New Delhi, Sept. 15: The Central Board of Secondary Education (CBSE) has directed its 16,000 affiliated schools to implement "the three-language formula", fuelling fears that the sterile-sounding phrase packs enough potency to restrict the choices of students in learning foreign languages.
A CBSE circular has directed the schools to "obtain the information relating to the preference of the languages for study under the three-language formula".
Under the National Education Policy of 1968, "three-language formula" means a modern Indian language, apart from Hindi and English, in Hindi-speaking states. In non-Hindi-speaking states, it will be Hindi along with the regional language and English.
But the majority of the 13,000 private schools affiliated to the CBSE now offer the mother tongue or Hindi, English and foreign languages such as French, German and Mandarin.
Some schools fear the circular could be used to treat foreign languages as the "fourth language" or "hobby subject". They are apprehensive that many students may not prefer to add the burden by taking on an elective subject.
The government-run schools are already implementing the three-language formula.
If the three-language formula is implemented strictly, thousands of teachers engaged for teaching the foreign languages would lose their jobs, a principal said.
No comment could be obtained from CBSE chairman Seshu Kumar. But CBSE sources said the circular had merely sought "information".
One principal appeared to give the CBSE the benefit of doubt. "This circular says the CBSE is seeking information on language preference under the three-language formula. I do not know if seeking information means implementing the three-language formula," said Jyoti Bose, director of Springdale School, near Dhaula Kuan in Delhi.
However, the principal of another school, who did not want to be named, said the CBSE circular might appear to be an effort to get information but it limited the choices.
"The circular is nothing but a directive to implement the three-language formula," she said.
Some others saw nothing wrong even if the three-language formula was enforced. J.M. Khurana, the dean of students welfare at Delhi University, said students need not learn foreign languages in schools.
"The argument that learning foreign languages in school would open up more job opportunities is not convincing. The students are not joining any job after Class XII. They can very well study any foreign language in graduation," Khurana said.
The Sanskrit Shikshak Sangh has also welcomed any move to implement the three-language formula.
The government-run Kendriya Vidyalaya Sangathan (KVS) schools had introduced German as a third language for Classes VI, VII and VIII. The Sanskrit Shikshak Sangh had challenged it in court as a violation of the National Education Policy.
Before the court decided on the matter, the human resource development ministry last year asked the KVS to replace German with Sanskrit or any other Indian language as the third language.
"There cannot be one policy for government schools and another for private schools.
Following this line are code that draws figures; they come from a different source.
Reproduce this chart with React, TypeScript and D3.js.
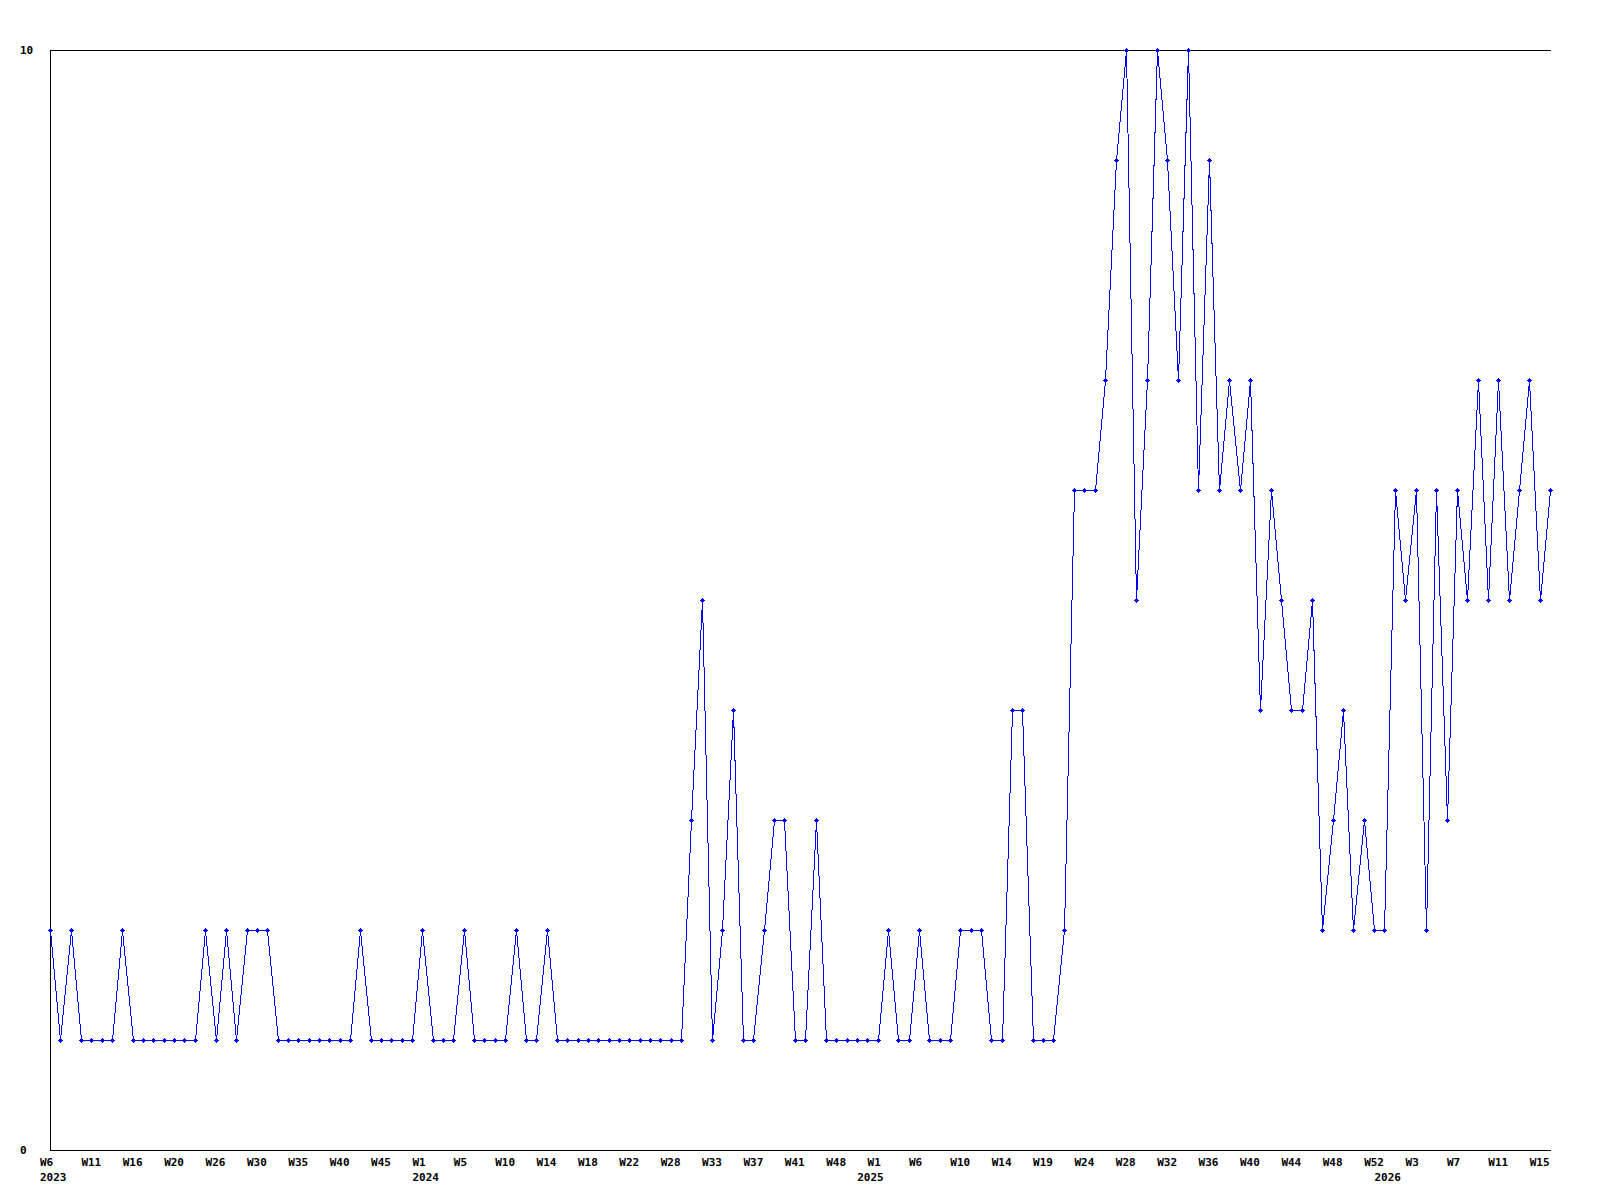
import React from "react";
import * as d3 from "d3";

const values: number[] = [
  2, 1, 2, 1, 1, 1, 1, 2, 1, 1, 1, 1, 1, 1, 1, 2, 1, 2, 1, 2,
  2, 2, 1, 1, 1, 1, 1, 1, 1, 1, 2, 1, 1, 1, 1, 1, 2, 1, 1, 1,
  2, 1, 1, 1, 1, 2, 1, 1, 2, 1, 1, 1, 1, 1, 1, 1, 1, 1, 1, 1,
  1, 1, 3, 5, 1, 2, 4, 1, 1, 2, 3, 3, 1, 1, 3, 1, 1, 1, 1, 1,
  1, 2, 1, 1, 2, 1, 1, 1, 2, 2, 2, 1, 1, 4, 4, 1, 1, 1, 2, 6,
  6, 6, 7, 9, 10, 5, 7, 10, 9, 7, 10, 6, 9, 6, 7, 6, 7, 4, 6, 5,
  4, 4, 5, 2, 3, 4, 2, 3, 2, 2, 6, 5, 6, 2, 6, 3, 6, 5, 7, 5,
  7, 5, 6, 7, 5, 6,
];

const weekLabels: string[] = [
  "W6", "W11", "W16", "W20", "W26", "W30", "W35", "W40", "W45",
  "W1", "W5", "W10", "W14", "W18", "W22", "W28", "W33", "W37", "W41", "W48",
  "W1", "W6", "W10", "W14", "W19", "W24", "W28", "W32", "W36", "W40", "W44", "W48", "W52",
  "W3", "W7", "W11", "W15",
];
const labelEvery = 4;

const yearLabels: string[] = ["2023", "2024", "2025", "2026"];
const yearStartIndex: number[] = [0, 36, 79, 129];

const yTicks: number[] = [0, 10];

const W = 1600;
const H = 1200;
const left = 50;
const right = 1550;
const top = 50;
const bottom = 1150;
const font = "'DejaVu Sans Mono', monospace";

export default function App() {
  const x = d3.scaleLinear().domain([0, values.length - 1]).range([left, right]);
  const y = d3.scaleLinear().domain([0, 10]).range([bottom, top]);
  const line = d3
    .line<number>()
    .x((_, i) => Math.round(x(i)) + 0.5)
    .y((d) => Math.round(y(d)) + 0.5);

  return (
    <svg
      width={W}
      height={H}
      style={{ position: "absolute", left: 0, top: 0, background: "#fff" }}
    >
      <rect x={0} y={0} width={W} height={H} fill="#fff" />
      <g shapeRendering="crispEdges" stroke="#000" strokeWidth={1}>
        <line x1={left + 0.5} y1={top} x2={left + 0.5} y2={bottom + 1} />
        <line x1={left} y1={bottom + 0.5} x2={right + 1} y2={bottom + 0.5} />
        <line x1={left} y1={top + 0.5} x2={right + 1} y2={top + 0.5} />
      </g>
      {yTicks.map((t) => (
        <text
          key={t}
          x={20}
          y={y(t) + 4}
          fontFamily={font}
          fontWeight="bold"
          fontSize={11}
          fill="#000"
        >
          {t}
        </text>
      ))}
      {weekLabels.map((lab, i) => (
        <text
          key={"w" + i}
          x={x(i * labelEvery) - 10}
          y={1166}
          fontFamily={font}
          fontWeight="bold"
          fontSize={11}
          fill="#000"
        >
          {lab}
        </text>
      ))}
      {yearLabels.map((lab, i) => (
        <text
          key={"y" + i}
          x={x(yearStartIndex[i]) - 10}
          y={1181}
          fontFamily={font}
          fontWeight="bold"
          fontSize={11}
          fill="#000"
        >
          {lab}
        </text>
      ))}
      <path
        d={line(values) || ""}
        fill="none"
        stroke="#0000ff"
        strokeWidth={1}
        shapeRendering="crispEdges"
      />
      <g fill="#0000ff" shapeRendering="crispEdges">
        {values.map((v, i) => {
          const cx = Math.round(x(i));
          const cy = Math.round(y(v));
          return (
            <g key={i}>
              <rect x={cx - 2} y={cy} width={5} height={1} />
              <rect x={cx} y={cy - 2} width={1} height={5} />
              <rect x={cx - 1} y={cy - 1} width={3} height={3} />
            </g>
          );
        })}
      </g>
    </svg>
  );
}
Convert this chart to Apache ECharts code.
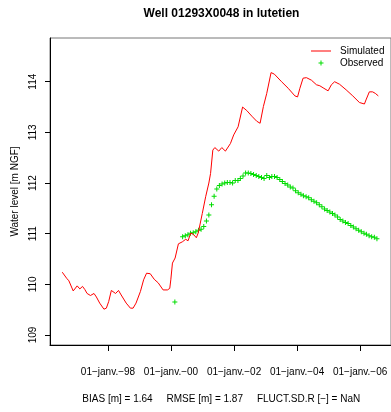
<!DOCTYPE html>
<html>
<head>
<meta charset="utf-8">
<script src="https://cdn.jsdelivr.net/npm/echarts@6/dist/echarts.min.js"></script>
<style>
html,body{margin:0;padding:0;background:#fff;}
#chart{width:391px;height:412px;}
</style>
</head>
<body>
<div id="chart"></div>
<script>
const titleText = 'Well 01293X0048 in lutetien';
const statsText = 'BIAS [m] = 1.64     RMSE [m] = 1.87     FLUCT.SD.R [\u2212] = NaN';
const yAxisName = 'Water level [m NGF]';
const seriesNames = ['Simulated', 'Observed'];

const simDates = [
  '1996-07-20','1996-09-09','1996-10-05','1996-11-24','1996-12-05','1997-01-09','1997-02-09','1997-03-12',
  '1997-04-07','1997-05-04','1997-06-12','1997-07-05','1997-07-23','1997-08-20','1997-09-27','1997-11-15',
  '1997-12-13','1998-01-09','1998-02-09','1998-03-04','1998-03-30','1998-05-03','1998-06-03','1998-07-31',
  '1998-09-18','1998-10-19','1998-11-22','1999-01-12','1999-02-18','1999-03-24','1999-05-06','1999-06-21',
  '1999-08-06','1999-10-02','1999-11-21','1999-12-18','1999-12-30','2000-01-18','2000-02-18','2000-03-27',
  '2000-05-12','2000-06-20','2000-07-17','2000-08-17','2000-09-16','2000-10-21','2000-11-13','2000-12-02',
  '2000-12-29','2001-02-06','2001-03-15','2001-04-04','2001-04-30','2001-05-23','2001-07-08','2001-08-12',
  '2001-09-23','2001-11-20','2001-12-28','2002-02-17','2002-04-10','2002-05-29','2002-07-26','2002-09-21',
  '2002-10-30','2002-12-07','2003-01-15','2003-03-06','2003-04-13','2003-07-06','2003-09-21','2003-12-07',
  '2004-01-07','2004-02-03','2004-03-11','2004-04-19','2004-06-16','2004-08-13','2004-09-21','2004-10-29',
  '2004-12-26','2005-02-02','2005-03-12','2005-05-08','2005-07-23','2005-10-08','2005-12-24','2006-02-20',
  '2006-03-10','2006-04-18','2006-05-26','2006-06-26','2006-07-31'
];
const simValues = [
  110.24,110.12,110.07,109.87,109.86,109.97,109.91,109.96,
  109.90,109.82,109.78,109.80,109.82,109.75,109.63,109.51,
  109.53,109.66,109.88,109.86,109.82,109.88,109.79,109.63,
  109.53,109.53,109.63,109.86,110.09,110.22,110.21,110.10,
  110.03,109.89,109.89,109.92,110.09,110.42,110.52,110.80,
  110.84,110.89,110.86,111.01,110.99,110.92,111.02,111.04,
  111.40,111.73,112.00,112.19,112.65,112.70,112.63,112.70,
  112.63,112.78,112.95,113.11,113.50,113.43,113.32,113.22,
  113.18,113.51,113.77,114.18,114.15,114.00,113.87,113.72,
  113.70,113.87,114.07,114.08,114.03,113.94,113.92,113.88,
  113.82,113.94,114.00,113.95,113.84,113.72,113.59,113.56,
  113.64,113.80,113.80,113.77,113.72
];

const obsDates = [
  '2000-02-15',
  '2000-05-15','2000-06-15','2000-07-15','2000-08-15','2000-09-15','2000-10-15','2000-11-15','2000-12-15',
  '2001-01-15','2001-02-15','2001-03-15','2001-04-15','2001-05-15','2001-06-15','2001-07-15','2001-08-15','2001-09-15','2001-10-15','2001-11-15','2001-12-15',
  '2002-01-15','2002-02-15','2002-03-15','2002-04-15','2002-05-15','2002-06-15','2002-07-15','2002-08-15','2002-09-15','2002-10-15','2002-11-15','2002-12-15',
  '2003-01-15','2003-02-15','2003-03-15','2003-04-15','2003-05-15','2003-06-15','2003-07-15','2003-08-15','2003-09-15','2003-10-15','2003-11-15','2003-12-15',
  '2004-01-15','2004-02-15','2004-03-15','2004-04-15','2004-05-15','2004-06-15','2004-07-15','2004-08-15','2004-09-15','2004-10-15','2004-11-15','2004-12-15',
  '2005-01-15','2005-02-15','2005-03-15','2005-04-15','2005-05-15','2005-06-15','2005-07-15','2005-08-15','2005-09-15','2005-10-15','2005-11-15','2005-12-15',
  '2006-01-15','2006-02-15','2006-03-15','2006-04-15','2006-05-15','2006-06-15','2006-07-15'
];
const obsValues = [
  109.65,
  110.94,110.96,110.98,111.01,111.02,111.04,111.07,111.09,
  111.14,111.25,111.37,111.57,111.74,111.88,111.95,111.98,112.00,112.01,112.01,112.00,
  112.05,112.05,112.09,112.14,112.20,112.20,112.19,112.17,112.15,112.13,112.11,112.09,
  112.15,112.11,112.13,112.13,112.11,112.07,112.03,111.99,111.96,111.92,111.90,111.85,
  111.81,111.78,111.75,111.73,111.71,111.67,111.64,111.61,111.57,111.53,111.49,111.46,
  111.43,111.40,111.37,111.33,111.28,111.25,111.22,111.20,111.16,111.13,111.10,111.07,
  111.04,111.01,110.99,110.96,110.94,110.93,110.90
];

const xTickDates = ['1998-01-01','2000-01-01','2002-01-01','2004-01-01','2006-01-01'];
const yTickValues = [109, 110, 111, 112, 113, 114];

function ts(s) { const p = s.split('-').map(Number); return Date.UTC(p[0], p[1] - 1, p[2]); }
const xTicks = xTickDates.map(ts);

const simData = simDates.map((d, i) => [ts(d), simValues[i]]);
const obsData = obsDates.map((d, i) => [ts(d), obsValues[i]]);

const FONT = 'Liberation Sans, Arial, Helvetica, sans-serif';
const plusPath = 'path://M2,0H3V2H5V3H3V5H2V3H0V2H2Z';
const corners = 'M0,0H0.01V0.01H0Z M19.99,0H20V0.01H19.99Z M0,9.99H0.01V10H0Z M19.99,9.99H20V10H19.99Z';
const legendLineIcon = 'path://M0,4.5H20V5.5H0Z ' + corners;
const legendPlusIcon = 'path://M9.5,2.5H10.5V4.5H12.5V5.5H10.5V7.5H9.5V5.5H7.5V4.5H9.5Z ' + corners;

const chart = echarts.init(document.getElementById('chart'), null, {renderer: 'canvas'});
chart.setOption({
  animation: false,
  backgroundColor: '#ffffff',
  textStyle: {fontFamily: FONT},
  title: [
    {text: titleText, left: 221.5, top: 8, textAlign: 'center', padding: 0,
     textStyle: {fontSize: 12, fontWeight: 'bold', color: '#000', fontFamily: FONT}},
    {text: statsText, left: 221.3, top: 394, textAlign: 'center', padding: 0,
     textStyle: {fontSize: 10, fontWeight: 'normal', color: '#000', fontFamily: FONT}}
  ],
  legend: {
    orient: 'vertical', left: 311, top: 45, padding: 0, itemGap: 0,
    itemWidth: 20, itemHeight: 10, symbolKeepAspect: true,
    textStyle: {fontSize: 10, color: '#000', fontFamily: FONT, lineHeight: 12, padding: [0, 0, 0, 4]},
    data: [
      {name: seriesNames[0], icon: legendLineIcon, itemStyle: {color: '#ff0000'}},
      {name: seriesNames[1], icon: legendPlusIcon, itemStyle: {color: '#00dd00'}}
    ]
  },
  grid: {left: 50, top: 38, width: 343, height: 307, show: true, borderColor: '#777', borderWidth: 1, backgroundColor: 'transparent'},
  xAxis: {
    type: 'value', min: ts('1996-02-29'), max: ts('2006-12-25'),
    axisLine: {show: true, lineStyle: {color: '#000', width: 1}},
    axisTick: {show: true, length: 6, lineStyle: {color: '#000'}, customValues: xTicks},
    axisLabel: {show: true, customValues: xTicks, margin: 22, fontSize: 10, color: '#000', fontFamily: FONT,
      formatter: v => { const d = new Date(v); return '01\u2212janv.\u2212' + String(d.getUTCFullYear() % 100).padStart(2, '0'); }},
    splitLine: {show: false}
  },
  yAxis: {
    type: 'value', min: 108.803, max: 114.863,
    name: yAxisName, nameLocation: 'middle', nameRotate: 90, nameGap: 30,
    nameTextStyle: {fontSize: 10, color: '#000', fontFamily: FONT},
    axisLine: {show: true, lineStyle: {color: '#000', width: 1}},
    axisTick: {show: true, length: 5, lineStyle: {color: '#000'}, customValues: yTickValues},
    axisLabel: {show: true, customValues: yTickValues, rotate: 90, margin: 12, fontSize: 10, color: '#000', fontFamily: FONT},
    splitLine: {show: false}
  },
  series: [
    {name: seriesNames[0], type: 'line', data: simData, symbol: 'none', showSymbol: false,
     lineStyle: {color: '#ff0000', width: 1}, itemStyle: {color: '#ff0000'}},
    {name: seriesNames[1], type: 'scatter', data: obsData, symbol: plusPath, symbolSize: 5,
     itemStyle: {color: '#00dd00', opacity: 1}}
  ]
});
</script>
</body>
</html>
The CBSE circular makes it clear that the private schools will now have to teach any modern Indian language as the third language to students admitted in Class VI," said an official of the Sanskrit Shikshak Sangh.
Sangita Bhatia, principal of KIIT World School here, said 90 per cent of the private schools offered German, French and Mandarin as third language to students of Classes VI, VII and VIII.
She said the schools had introduced these language subjects as the third language only after the CBSE allowed them to do so a few years ago.
"We will have to wait and watch for more clarity on this circular," Bhatia said.
She cited the National Curriculum Framework (NCF), the guiding document for drafting school textbooks, prepared by the National Council of Education Research and Training in 2005.
The NCF said that "in view of the fast-increasing international interaction and cooperation in socio-political, educational, cultural and economic fields, a growing need for learning more and more foreign languages like Chinese, Japanese, Russian, French, German, Arabic, Persian and Spanish has recently been felt".